Cillentone, which appears among the Warwickshire manors held by William fitz Corbucion (XXVIII.), is another example of a wrong entry. It is singular that it appears on the same page in Domesday (243A) and is said to be in the same hundred of Cuddlestone, in this case spelt Colvestan and properly rubricated, as Esseningstone and Biscopesberie. It has been identified by Eyton with Chillington in Brewood, in Staffordshire.

Earl Roger (XII.) is said to hold in Warwickshire the following manors:— Quatone, Rameslege, Rigge and Sciplei. No particular hundred is written against them but as they follow Ulvestone (E.6), which is said to be in Stanlei hundred, we should suppose that they would be found somewhere in the Avon valley not far from Wolstan. But we might search for them in that district for ever, should I say till Doomsday, and never find them, for they are miles away in Shropshire, and are, in fact, the Domesday equivalents of Quat, Romesley, Rudge, and Shipley.

The Church of Worcester (III.) is said to hold in Warwickshire one hide in Lochesham and ten hides in Spelesberie, both, nominally, in the hundred of Pathlow. Whether they were, at the time the Conqueror's Commissioners visited them, considered to be within the county of Warwick and have since been mised out of it, or whether the leaf or rotulet on which the original report was made became misplaced at the time the reports were being codified at Winchester I cannot say, but there is no doubt that these two places are now in Oxfordshire and are known as Bloxham and Spilsbury.

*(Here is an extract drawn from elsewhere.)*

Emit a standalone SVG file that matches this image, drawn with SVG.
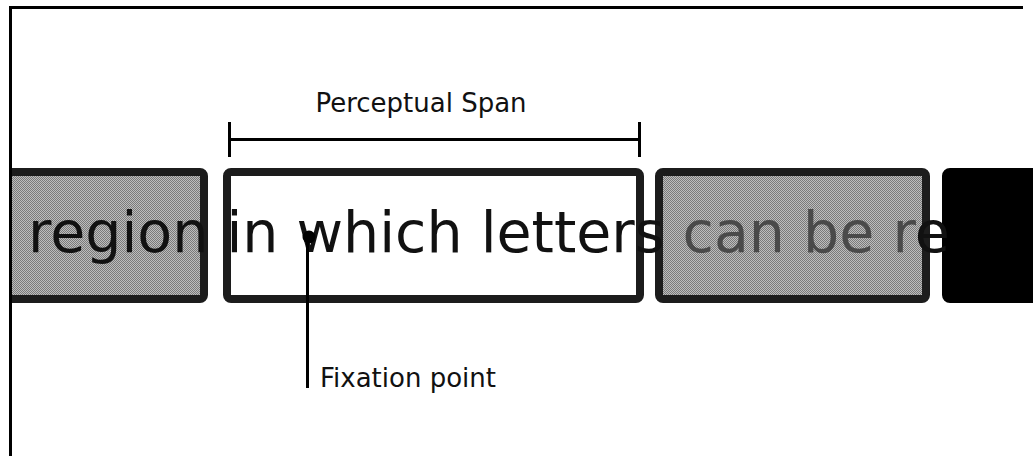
<svg xmlns="http://www.w3.org/2000/svg" width="1033" height="456" viewBox="0 0 1033 456">
<style>
.box{stroke:#1e1e1e;stroke-width:8;filter:url(#soft)}
.lbl{font-family:"DejaVu Sans",Verdana,sans-serif;font-size:26px;fill:#111}
.big{font-family:"DejaVu Sans",Verdana,sans-serif;font-size:57px}
.ln{stroke:#000;stroke-width:3;fill:none}
</style>
<defs>
<pattern id="dots" width="2" height="2" patternUnits="userSpaceOnUse">
<rect width="2" height="2" fill="#bdbdbd"/>
<rect width="1" height="1" fill="#7a7a7a"/>
<rect x="1" y="1" width="1" height="1" fill="#7a7a7a"/>
</pattern>
<filter id="soft" x="-5%" y="-5%" width="110%" height="110%"><feGaussianBlur stdDeviation="0.7"/></filter>
<clipPath id="frameclip"><rect x="12" y="9" width="1022" height="447"/></clipPath>
</defs>
<rect width="1033" height="456" fill="#fff"/>
<g clip-path="url(#frameclip)">
<g id="box-region"><rect class="box" x="-40" y="172" width="244" height="127" rx="4" fill="url(#dots)"/></g>
<g id="box-span"><rect class="box" x="227" y="172" width="413" height="127" rx="4" fill="#fff"/></g>
<g id="box-right"><rect class="box" x="659" y="172" width="267" height="127" rx="4" fill="url(#dots)"/></g>
<g id="box-black"><rect class="box" x="946" y="172" width="200" height="127" rx="4" fill="#000" style="stroke:#000"/></g>
<g id="sentence"><text class="big" x="28" y="252" fill="#111">region in which letters <tspan fill="#4a4a4a">can be r</tspan>e</text></g>
</g>
<path d="M10.5 456V7.5H1023" stroke="#000" stroke-width="3" fill="none"/>
<g id="connectors">
<path class="ln" d="M229.5 122V157M229.5 139.5H639.5M639.5 122V157"/>
<path class="ln" d="M307.5 237V388"/>
</g>
<g id="fixation"><circle cx="309" cy="237" r="6.5" fill="#000"/></g>
<g id="label-span"><text class="lbl" x="421" y="112" text-anchor="middle">Perceptual Span</text></g>
<g id="label-fixation"><text class="lbl" x="320" y="387">Fixation point</text></g>
</svg>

Having now weeded out of the county those places which are wrongly included in it we must take note of such others as properly belong to it but are entered under some other county.

Of these there seem to be but very few, in fact I have only been able to find one place which I can be certain is now within the borders of Warwickshire and which is recorded by the Domesday Commissioners under another. This is the village of Sawbridge, spelt Salwebridge (F. 7), which is to be found among the manors held by Turchil of Warwick in Northamptonshire.

(2) "Domesday Studies, an Analysis and Digest of the Staffordshire Survey." P. W. Eyton. London, 1881, p. 4 and Tab. V.